| Entries shown |

↓

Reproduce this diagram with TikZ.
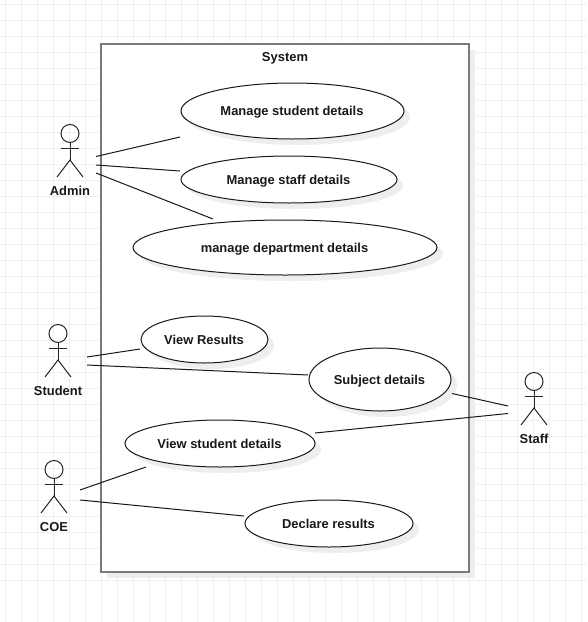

↑
↓

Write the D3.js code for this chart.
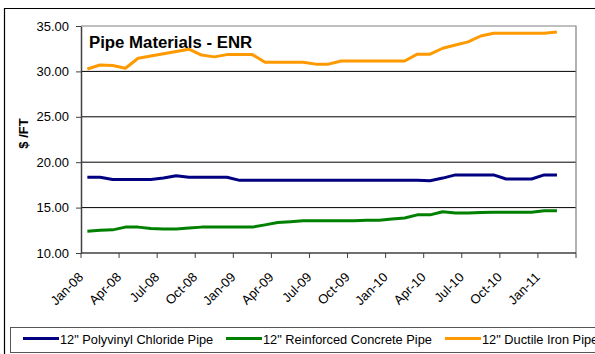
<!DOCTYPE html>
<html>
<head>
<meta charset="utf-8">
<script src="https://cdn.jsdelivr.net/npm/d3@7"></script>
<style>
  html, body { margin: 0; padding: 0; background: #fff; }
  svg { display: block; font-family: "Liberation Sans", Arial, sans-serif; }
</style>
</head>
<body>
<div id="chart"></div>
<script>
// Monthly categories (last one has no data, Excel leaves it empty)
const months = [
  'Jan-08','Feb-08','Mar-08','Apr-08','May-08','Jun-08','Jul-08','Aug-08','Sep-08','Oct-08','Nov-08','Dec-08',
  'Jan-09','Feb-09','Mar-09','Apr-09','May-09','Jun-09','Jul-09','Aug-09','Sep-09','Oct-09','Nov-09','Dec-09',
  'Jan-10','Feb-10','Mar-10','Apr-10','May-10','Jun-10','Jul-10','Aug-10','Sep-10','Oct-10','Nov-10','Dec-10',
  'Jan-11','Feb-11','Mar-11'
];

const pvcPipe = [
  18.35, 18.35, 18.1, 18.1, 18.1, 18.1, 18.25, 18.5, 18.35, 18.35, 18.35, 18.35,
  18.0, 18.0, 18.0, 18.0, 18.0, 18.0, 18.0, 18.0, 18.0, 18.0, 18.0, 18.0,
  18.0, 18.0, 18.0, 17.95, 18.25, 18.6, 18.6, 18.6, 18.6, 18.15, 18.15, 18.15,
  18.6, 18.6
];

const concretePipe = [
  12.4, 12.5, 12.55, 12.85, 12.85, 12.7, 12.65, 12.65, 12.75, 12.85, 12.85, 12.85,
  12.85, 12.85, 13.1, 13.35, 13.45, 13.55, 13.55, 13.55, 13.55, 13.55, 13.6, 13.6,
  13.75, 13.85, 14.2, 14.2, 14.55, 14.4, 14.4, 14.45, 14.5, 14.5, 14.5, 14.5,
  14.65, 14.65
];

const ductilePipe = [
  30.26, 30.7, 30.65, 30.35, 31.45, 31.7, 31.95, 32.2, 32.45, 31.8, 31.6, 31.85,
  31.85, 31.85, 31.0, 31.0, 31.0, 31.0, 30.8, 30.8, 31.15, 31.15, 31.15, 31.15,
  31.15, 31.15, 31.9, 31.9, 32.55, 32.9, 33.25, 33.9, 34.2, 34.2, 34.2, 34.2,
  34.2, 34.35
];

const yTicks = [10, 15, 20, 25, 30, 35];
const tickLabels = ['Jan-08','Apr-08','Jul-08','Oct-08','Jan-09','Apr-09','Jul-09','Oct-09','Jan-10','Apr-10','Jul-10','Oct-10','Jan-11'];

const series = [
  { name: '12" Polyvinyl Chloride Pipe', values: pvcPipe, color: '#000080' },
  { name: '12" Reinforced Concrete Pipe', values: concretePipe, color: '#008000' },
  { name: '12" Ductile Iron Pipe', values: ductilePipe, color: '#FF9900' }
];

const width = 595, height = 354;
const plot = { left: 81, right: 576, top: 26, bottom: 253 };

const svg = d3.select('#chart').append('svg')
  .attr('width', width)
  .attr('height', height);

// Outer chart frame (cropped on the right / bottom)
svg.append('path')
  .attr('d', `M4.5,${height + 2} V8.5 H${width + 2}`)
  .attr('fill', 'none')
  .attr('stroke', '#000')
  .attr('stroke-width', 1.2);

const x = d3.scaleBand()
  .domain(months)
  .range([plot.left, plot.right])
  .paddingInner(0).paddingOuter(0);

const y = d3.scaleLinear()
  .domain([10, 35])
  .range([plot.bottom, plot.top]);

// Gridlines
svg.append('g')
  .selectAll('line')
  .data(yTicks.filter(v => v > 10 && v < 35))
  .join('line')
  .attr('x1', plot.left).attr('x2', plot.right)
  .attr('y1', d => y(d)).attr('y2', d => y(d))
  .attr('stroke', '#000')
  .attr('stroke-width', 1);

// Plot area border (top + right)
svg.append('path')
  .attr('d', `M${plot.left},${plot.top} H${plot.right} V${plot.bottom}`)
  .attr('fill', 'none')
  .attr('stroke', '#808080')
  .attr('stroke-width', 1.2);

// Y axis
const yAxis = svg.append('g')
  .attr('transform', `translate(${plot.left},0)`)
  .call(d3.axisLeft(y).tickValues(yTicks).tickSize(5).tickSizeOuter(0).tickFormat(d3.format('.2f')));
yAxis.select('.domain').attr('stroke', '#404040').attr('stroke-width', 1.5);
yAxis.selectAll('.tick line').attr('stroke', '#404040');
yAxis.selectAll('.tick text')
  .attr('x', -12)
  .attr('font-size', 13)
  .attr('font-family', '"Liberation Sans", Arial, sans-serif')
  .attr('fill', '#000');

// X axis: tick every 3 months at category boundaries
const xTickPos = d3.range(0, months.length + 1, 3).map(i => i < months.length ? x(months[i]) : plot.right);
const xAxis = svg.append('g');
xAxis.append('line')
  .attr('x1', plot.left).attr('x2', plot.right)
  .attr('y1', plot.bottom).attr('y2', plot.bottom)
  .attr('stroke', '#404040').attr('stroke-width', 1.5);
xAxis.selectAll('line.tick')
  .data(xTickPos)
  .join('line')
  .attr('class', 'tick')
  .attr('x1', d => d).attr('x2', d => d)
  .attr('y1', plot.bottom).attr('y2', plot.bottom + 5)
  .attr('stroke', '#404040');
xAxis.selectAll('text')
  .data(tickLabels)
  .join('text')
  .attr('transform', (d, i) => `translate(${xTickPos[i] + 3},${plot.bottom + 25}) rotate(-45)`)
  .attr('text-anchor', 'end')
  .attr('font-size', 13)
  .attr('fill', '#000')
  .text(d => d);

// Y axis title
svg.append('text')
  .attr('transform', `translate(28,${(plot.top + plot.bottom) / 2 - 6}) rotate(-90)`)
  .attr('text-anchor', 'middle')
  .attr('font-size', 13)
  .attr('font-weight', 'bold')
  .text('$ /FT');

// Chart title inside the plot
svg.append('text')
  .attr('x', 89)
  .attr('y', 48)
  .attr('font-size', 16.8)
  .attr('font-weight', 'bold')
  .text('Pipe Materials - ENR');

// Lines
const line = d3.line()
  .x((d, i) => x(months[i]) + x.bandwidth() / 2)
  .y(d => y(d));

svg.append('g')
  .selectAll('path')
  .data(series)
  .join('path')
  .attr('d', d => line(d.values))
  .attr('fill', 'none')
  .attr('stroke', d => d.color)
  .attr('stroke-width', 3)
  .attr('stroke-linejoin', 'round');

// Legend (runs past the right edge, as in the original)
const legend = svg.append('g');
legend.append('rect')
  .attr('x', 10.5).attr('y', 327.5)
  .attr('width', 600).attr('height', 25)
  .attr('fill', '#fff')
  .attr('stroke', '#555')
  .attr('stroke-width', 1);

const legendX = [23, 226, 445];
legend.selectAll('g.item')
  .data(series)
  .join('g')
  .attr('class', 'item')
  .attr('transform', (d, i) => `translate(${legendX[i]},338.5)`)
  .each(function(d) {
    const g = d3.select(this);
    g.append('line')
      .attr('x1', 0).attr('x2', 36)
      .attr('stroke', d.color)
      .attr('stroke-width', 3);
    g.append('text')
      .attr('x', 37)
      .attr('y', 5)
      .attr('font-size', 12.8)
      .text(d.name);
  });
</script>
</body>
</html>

↑

| Goal |
Pull out every line of the records above that contains the word "this".

| Answer in full |
Reproduce this diagram with TikZ.
Write the D3.js code for this chart.
    const g = d3.select(this);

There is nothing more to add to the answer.